There is a second detrimental impact on monetary policy. If large commercial firms controlled big banks, support for a steady anti- inflationary monetary policy would wane.

There is a basic difference between banking and industry. Banks are the channel through which the central bank tries to achieve its objectives. By contrast, business corporations are the targets. It is their profits that are restrained or enlarged through monetary policy. Consequently, it is in their nature to have more of an inflationary bias than independent financial institutions.

As for our long-term economic growth potential, the creation of giant banking-industrial combines would have numerous detrimental consequences. It would create a powerful self-perpetuating elite. It is folly to believe that government would stay aloof from this elite group. Through the back door would come an insidious form of "industrial policy."

This industrial-banking-governmental leadership group would become highly protective of existing organizations. For many corporations and very wealthy families, the emergence of a corporatist state in which there is an elitist control over the economy may be quite desirable. Economic inefficiencies could be covered up. Downside economic risk could be limited through the safety net.

However, for most Americans, this anti-growth and elite-managed industrial policy would incite envy and dull economic aspirations. Economic renewal and vitality would be retarded as our traditional embrace of healthy, free-wheeling markets gave way to discriminatory treatment of emerging businesses and the overall discouragement of market disciplines.

For the ordinary shareholder, the conglomeration of banking and business would be another way of subverting the shareholder's role. If a corporation has sufficient excess cash to invest in a bank to control it, the better alternative would be to return that cash to the shareholders.

They can then make their own decisions about whether to invest in a bank. This would encourage economic democracy rather than erode it.

I would go further - to maintain that a merger of banking and commerce provides no significant compensating benefits. Ownership and control of banks by large commercial and industrial firms are not necessary for attracting new capital into the industry.

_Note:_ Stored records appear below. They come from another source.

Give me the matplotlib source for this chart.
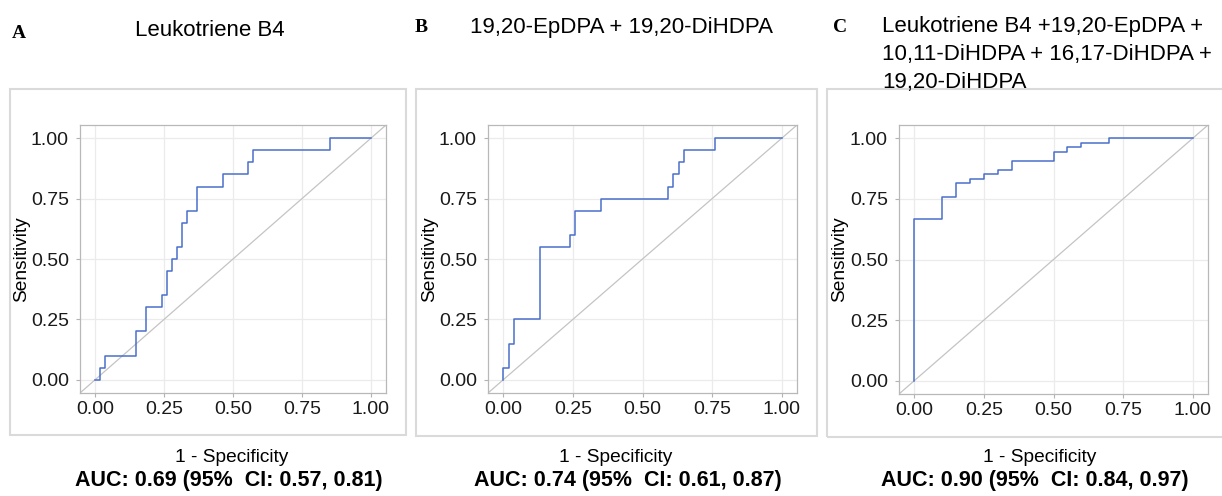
import matplotlib.pyplot as plt
from matplotlib.patches import Rectangle

# ROC corner points (1 - specificity, sensitivity)
fpr_a = [0, 0.019, 0.037, 0.148, 0.185, 0.241, 0.259, 0.278, 0.296, 0.315, 0.333, 0.370, 0.463, 0.556, 0.574, 0.852, 1.0]
tpr_a = [0, 0.05, 0.10, 0.20, 0.30, 0.35, 0.45, 0.50, 0.55, 0.65, 0.70, 0.80, 0.85, 0.90, 0.95, 1.0, 1.0]

fpr_b = [0, 0, 0.019, 0.037, 0.130, 0.241, 0.259, 0.352, 0.593, 0.611, 0.630, 0.648, 0.759, 1.0]
tpr_b = [0, 0.05, 0.15, 0.25, 0.55, 0.60, 0.70, 0.75, 0.80, 0.85, 0.90, 0.95, 1.0, 1.0]

fpr_c = [0, 0, 0.10, 0.15, 0.20, 0.25, 0.30, 0.35, 0.50, 0.55, 0.60, 0.70, 1.0]
tpr_c = [0, 0.667, 0.759, 0.815, 0.833, 0.852, 0.870, 0.907, 0.944, 0.963, 0.981, 1.0, 1.0]

letters = ['A', 'B', 'C']
titles = [['Leukotriene B4'],
          ['19,20-EpDPA + 19,20-DiHDPA'],
          ['Leukotriene B4 +19,20-EpDPA +', '10,11-DiHDPA + 16,17-DiHDPA +', '19,20-DiHDPA']]
auc_labels = ['AUC: 0.69 (95%  CI: 0.57, 0.81)',
              'AUC: 0.74 (95%  CI: 0.61, 0.87)',
              'AUC: 0.90 (95%  CI: 0.84, 0.97)']
ticks = [0, 0.25, 0.5, 0.75, 1.0]
tick_labels = ['0.00', '0.25', '0.50', '0.75', '1.00']

W, H = 1222, 496
plt.rcParams['font.family'] = ['Liberation Sans', 'DejaVu Sans']

fig = plt.figure(figsize=(W / 100, H / 100), dpi=100)

def fx(px):
    return px / W

def fy(py):
    return 1 - py / H

# layout in pixels: box, axes, letter, title, ylabel x, xlabel x, auc x
layout = [
    dict(box=(10, 89, 406, 435), ax=(80, 125, 386, 393), let=(12, 38), tit=(135, 36), yl=22, xl=232, auc=229),
    dict(box=(416, 89, 817, 436), ax=(488, 125, 797, 393), let=(415, 32), tit=(470, 33), yl=430, xl=616, auc=628),
    dict(box=(827, 89, 1230, 437), ax=(899, 125, 1208, 394), let=(833, 32), tit=(882, 32), yl=840, xl=1040, auc=1035),
]
curves = [(fpr_a, tpr_a), (fpr_b, tpr_b), (fpr_c, tpr_c)]

for i in range(3):
    L = layout[i]
    x0, y0, x1, y1 = L['box']
    fig.patches.append(Rectangle((fx(x0), fy(y1)), fx(x1 - x0), (y1 - y0) / H,
                                 transform=fig.transFigure, fill=False,
                                 edgecolor='#DADADA', lw=1.5))
    a0, b0, a1, b1 = L['ax']
    ax = fig.add_axes([fx(a0), fy(b1), fx(a1 - a0), (b1 - b0) / H])
    fpr, tpr = curves[i]
    ax.axline((0, 0), (1, 1), color='#C4C4C4', lw=0.9, zorder=2)
    ax.step(fpr, tpr, where='post', color='#4A6FCB', lw=1.1, zorder=3)
    ax.set_xlim(-0.055, 1.055)
    ax.set_ylim(-0.055, 1.055)
    ax.set_xticks(ticks)
    ax.set_xticklabels(tick_labels)
    ax.set_yticks(ticks)
    ax.set_yticklabels(tick_labels)
    ax.grid(True, color='#EBEBEB', lw=0.9, zorder=0)
    ax.set_axisbelow(True)
    ax.tick_params(labelsize=14, length=3, color='#B3B3B3', labelcolor='#1A1A1A')
    ax.tick_params(axis='x', pad=3)
    ax.tick_params(axis='y', pad=5)
    for s in ax.spines.values():
        s.set_color('#B8B8B8')
        s.set_linewidth(0.9)

    fig.text(fx(L['let'][0]), fy(L['let'][1]), letters[i], family='Liberation Serif',
             fontweight='bold', fontsize=14, va='baseline')
    for k, line in enumerate(titles[i]):
        fig.text(fx(L['tit'][0]), fy(L['tit'][1] + 28 * k), line, fontsize=16, va='baseline')
    fig.text(fx(L['yl']), fy((b0 + b1) / 2), 'Sensitivity', rotation=90,
             fontsize=13.8, ha='center', va='center')
    fig.text(fx(L['xl']), fy(462), '1 - Specificity', fontsize=13.8, ha='center', va='baseline')
    fig.text(fx(L['auc']), fy(486), auc_labels[i], fontsize=15.5, fontweight='bold',
             ha='center', va='baseline')

fig.savefig('out.png', dpi=100)
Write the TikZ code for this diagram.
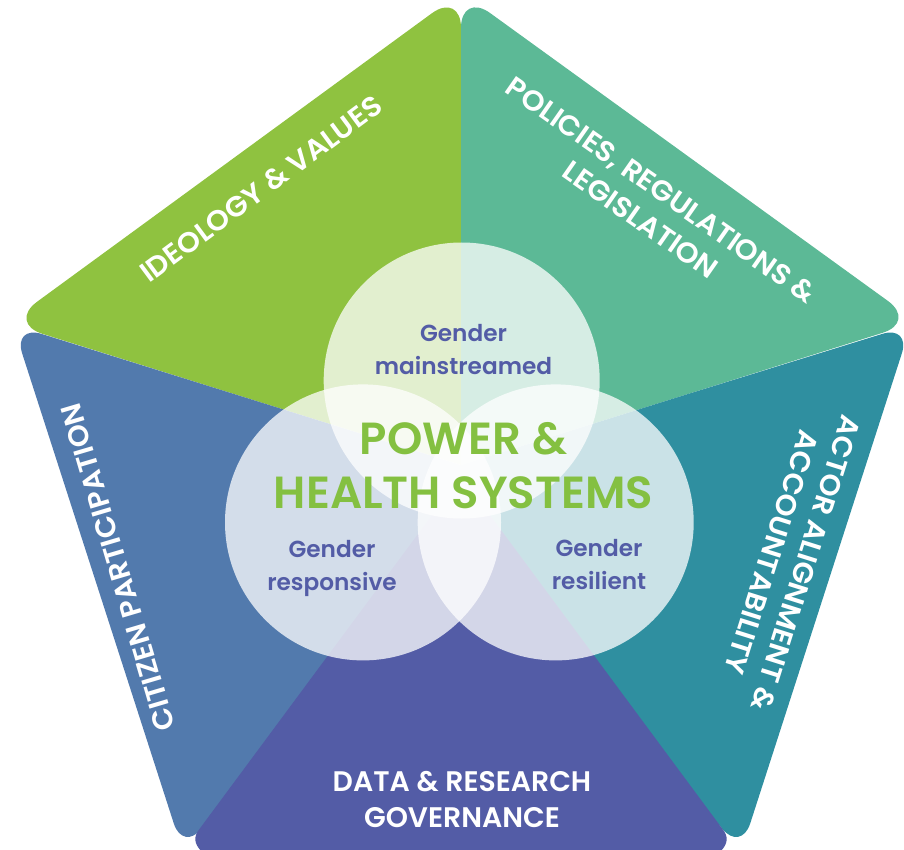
\documentclass[tikz,border=0pt]{standalone}
\usepackage{fontspec}
\setmainfont{Poppins}
\newfontfamily\semi{Poppins}[UprightFont=* SemiBold]
\newfontfamily\semiwide{Poppins}[UprightFont=* SemiBold,FakeStretch=1.04]
\definecolor{cgreen}{HTML}{8FC240}
\definecolor{cmint}{HTML}{5CB996}
\definecolor{cblue}{HTML}{527AAD}
\definecolor{cteal}{HTML}{2F8FA0}
\definecolor{cpurple}{HTML}{535CA6}
\definecolor{ctitle}{HTML}{84C041}
\tikzset{
  x=1pt,y=-1pt,
  veil/.style={fill=white,fill opacity=.75,draw=none},
  outer/.style={text=white,align=center,inner sep=0pt,font=\semi\fontsize{28.3}{36}\selectfont},
  slanted/.style={outer,font=\semiwide\fontsize{28.3}{36}\selectfont},
  inner/.style={text=cpurple,align=center,inner sep=0pt,font=\semi\fontsize{23.2}{33}\selectfont},
  title/.style={text=ctitle,align=center,inner sep=0pt,font=\semi\fontsize{45}{54}\selectfont}
}
\begin{document}
\begin{tikzpicture}
\useasboundingbox (0,0) rectangle (904,850);
\clip (0,0) rectangle (904,850);
\fill[cgreen] (461,200) [rounded corners=36pt] -- (461,-8) -- (8,323) -- (234,394) [sharp corners] -- (461,465) -- cycle;
\fill[cmint] (461,200) [rounded corners=36pt] -- (461,-8) -- (917,322) -- (688,394) [sharp corners] -- (461,465) -- cycle;
\fill[cblue] (234,394) [rounded corners=30pt] -- (13,325) -- (183,852) -- (320,680) [sharp corners] -- (461,520) -- (461,465) -- cycle;
\fill[cteal] (688,394) [rounded corners=30pt] -- (911,325) -- (741,852) -- (602,680) [sharp corners] -- (461,520) -- (461,465) -- cycle;
\fill[cpurple] (461,476) -- (198,831) .. controls (192,840) and (197,847) .. (203,853) -- (719,853) .. controls (725,847) and (730,840) .. (724,831) -- cycle;
\fill[veil] (461.7,380.5) circle (138);
\fill[veil] (363,522.4) circle (138);
\fill[veil] (555.7,522.4) circle (138);
\node[title] (core) at (463.5,466) {POWER \&\\HEALTH SYSTEMS};
\node[inner] (main) at (463.5,350) {Gender\\mainstreamed};
\node[inner] (resp) at (332,568) {Gender\\responsive};
\node[inner] (resi) at (599,565) {Gender\\resilient};
\node[slanted,rotate=36.5] (ideo) at (261,189) {IDEOLOGY \& VALUES};
\node[slanted,rotate=-35] (poli) at (651,205) {POLICIES, REGULATIONS \&\\LEGISLATION};
\node[slanted,rotate=106.5] (citi) at (118,567) {CITIZEN PARTICIPATION};
\node[slanted,rotate=-107.5] (acto) at (789,558) {ACTOR ALIGNMENT \&\\ACCOUNTABILITY};
\node[outer] (data) at (462,800) {DATA \& RESEARCH\\GOVERNANCE};
\end{tikzpicture}
\end{document}
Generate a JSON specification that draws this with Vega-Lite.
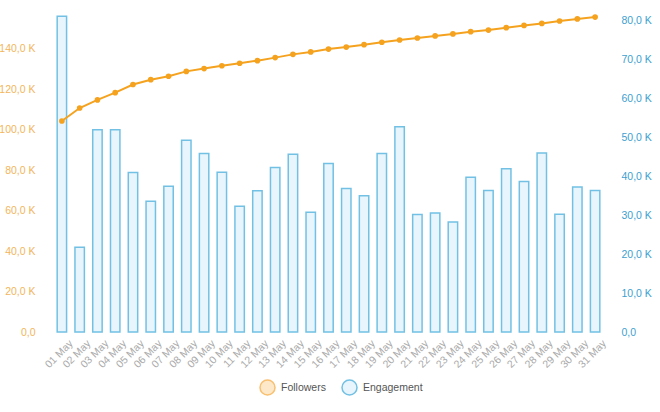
{
  "$schema": "https://vega.github.io/schema/vega-lite/v6.json",
  "width": 551,
  "height": 324,
  "autosize": {"type": "none"},
  "padding": {"left": 53, "top": 8, "right": 56, "bottom": 80},
  "background": "white",
  "config": {
    "view": {"stroke": null},
    "font": "Liberation Sans",
    "axis": {"labelFont": "Liberation Sans", "labelFontSize": 11, "grid": false, "domain": false, "ticks": false, "title": null},
    "legend": {"labelFont": "Liberation Sans", "labelFontSize": 10.5, "labelColor": "#555555"}
  },
  "data": {
    "values": [
      {"day": "01 May", "followers": 104200, "engagement": 81200},
      {"day": "02 May", "followers": 110600, "engagement": 21800},
      {"day": "03 May", "followers": 114600, "engagement": 52000},
      {"day": "04 May", "followers": 118200, "engagement": 52000},
      {"day": "05 May", "followers": 122200, "engagement": 41000},
      {"day": "06 May", "followers": 124600, "engagement": 33600},
      {"day": "07 May", "followers": 126300, "engagement": 37500},
      {"day": "08 May", "followers": 128700, "engagement": 49300},
      {"day": "09 May", "followers": 130100, "engagement": 45900},
      {"day": "10 May", "followers": 131500, "engagement": 41100},
      {"day": "11 May", "followers": 132700, "engagement": 32300},
      {"day": "12 May", "followers": 134000, "engagement": 36300},
      {"day": "13 May", "followers": 135500, "engagement": 42300},
      {"day": "14 May", "followers": 137100, "engagement": 45700},
      {"day": "15 May", "followers": 138300, "engagement": 30800},
      {"day": "16 May", "followers": 139700, "engagement": 43300},
      {"day": "17 May", "followers": 140700, "engagement": 36900},
      {"day": "18 May", "followers": 141900, "engagement": 35000},
      {"day": "19 May", "followers": 143100, "engagement": 45900},
      {"day": "20 May", "followers": 144200, "engagement": 52800},
      {"day": "21 May", "followers": 145200, "engagement": 30200},
      {"day": "22 May", "followers": 146200, "engagement": 30600},
      {"day": "23 May", "followers": 147200, "engagement": 28300},
      {"day": "24 May", "followers": 148300, "engagement": 39800},
      {"day": "25 May", "followers": 149100, "engagement": 36400},
      {"day": "26 May", "followers": 150300, "engagement": 42000},
      {"day": "27 May", "followers": 151400, "engagement": 38700},
      {"day": "28 May", "followers": 152400, "engagement": 46000},
      {"day": "29 May", "followers": 153600, "engagement": 30300},
      {"day": "30 May", "followers": 154600, "engagement": 37300},
      {"day": "31 May", "followers": 155500, "engagement": 36400}
    ]
  },
  "encoding": {
    "x": {
      "field": "day",
      "type": "ordinal",
      "sort": null,
      "scale": {"paddingInner": 0.47, "paddingOuter": 0.235},
      "axis": {"labelAngle": -45, "labelColor": "#aaaaaa", "labelPadding": 6, "labelOffset": 6, "labelFontSize": 10.5}
    }
  },
  "layer": [
    {
      "mark": {"type": "bar", "strokeWidth": 1.5},
      "encoding": {
        "y": {
          "field": "engagement",
          "type": "quantitative",
          "scale": {"domain": [0, 83300], "nice": false},
          "axis": {
            "orient": "right",
            "values": [0, 10000, 20000, 30000, 40000, 50000, 60000, 70000, 80000],
            "labelExpr": "datum.value == 0 ? '0,0' : replace(format(datum.value / 1000, '.1f'), '.', ',') + ' K'",
            "labelColor": "#3d9fd0",
            "labelPadding": 17,
            "labelFontSize": 10.5
          }
        },
        "fill": {
          "datum": "Engagement",
          "type": "nominal",
          "scale": {"domain": ["Followers", "Engagement"], "range": ["#fde9c9", "#e8f5fc"]},
          "legend": {"title": null, "orient": "none", "legendX": 206, "legendY": 371, "direction": "horizontal", "symbolType": "circle", "symbolSize": 225, "symbolStrokeWidth": 1.5, "labelOffset": 5, "columnPadding": 13}
        },
        "stroke": {
          "datum": "Engagement",
          "type": "nominal",
          "scale": {"domain": ["Followers", "Engagement"], "range": ["#f8c070", "#72c1e4"]},
          "legend": {"title": null, "orient": "none", "legendX": 206, "legendY": 371, "direction": "horizontal", "symbolType": "circle", "symbolSize": 225, "symbolStrokeWidth": 1.5, "labelOffset": 5, "columnPadding": 13}
        }
      }
    },
    {
      "mark": {"type": "line", "color": "#f5a21f", "strokeWidth": 2, "point": {"filled": true, "size": 32, "color": "#f5a21f"}},
      "encoding": {
        "y": {
          "field": "followers",
          "type": "quantitative",
          "scale": {"domain": [0, 160000], "nice": false},
          "axis": {
            "orient": "left",
            "values": [0, 20000, 40000, 60000, 80000, 100000, 120000, 140000],
            "labelExpr": "datum.value == 0 ? '0,0' : replace(format(datum.value / 1000, '.1f'), '.', ',') + ' K'",
            "labelColor": "#f2b55b",
            "labelPadding": 18,
            "labelFontSize": 10.5
          }
        }
      }
    }
  ],
  "resolve": {"scale": {"y": "independent"}, "axis": {"y": "independent"}}
}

That is conspicuously true now, when the vast majority of depository institutions are well capitalized and are generating whatever additions to capital they require to support expanded business through internally generated funds or through access to the public credit markets.

Should they experience some financial difficulties somewhere down the road, what would be necessary to retain investor confidence is sound, experienced management.

A commercial or industrial enterprise is generally unable to provide such executives for a bank (nor would a financial institution be the natural place to look for the scientists, engineers, and marketers that are central to the success of a commercial or industrial enterprise).

But what about the special case of an ailing and failing commercial bank that the government might otherwise have to close down at some public expense? Should a commercial and industrial firm be allowed to buy such a bank? I say it should not.

The relatively modest sum that might be saved in the short term by permitting (such a purchase) will be far overshadowed by the potential financial liability to the public that will come at some later date as the commercial firm sooner or later slips in under the federal (financial umbrella).

In fact, it is precisely a commercial or industrial company with a certain concern about its long-term viability that is most likely to take advantage of permission to buy a defunct banking company. I don't see how the public would be better off if today's bankrupt airline or manufacturer or retailer had been able to buy an ailing and failing banking a few years ago, when problems in the banking industry were widespread.

Over the longer term, a sound, profitable banking industry will normally have no trouble attracting both equity and debt capital in satisfactory amounts without the ownership and control of commercial and industrial firms. Mr. Kaufman is president of Henry Kaufman & Co., New York. The following is excerpted from his April 5 testimony before the House Committee on Banking and Financial Services.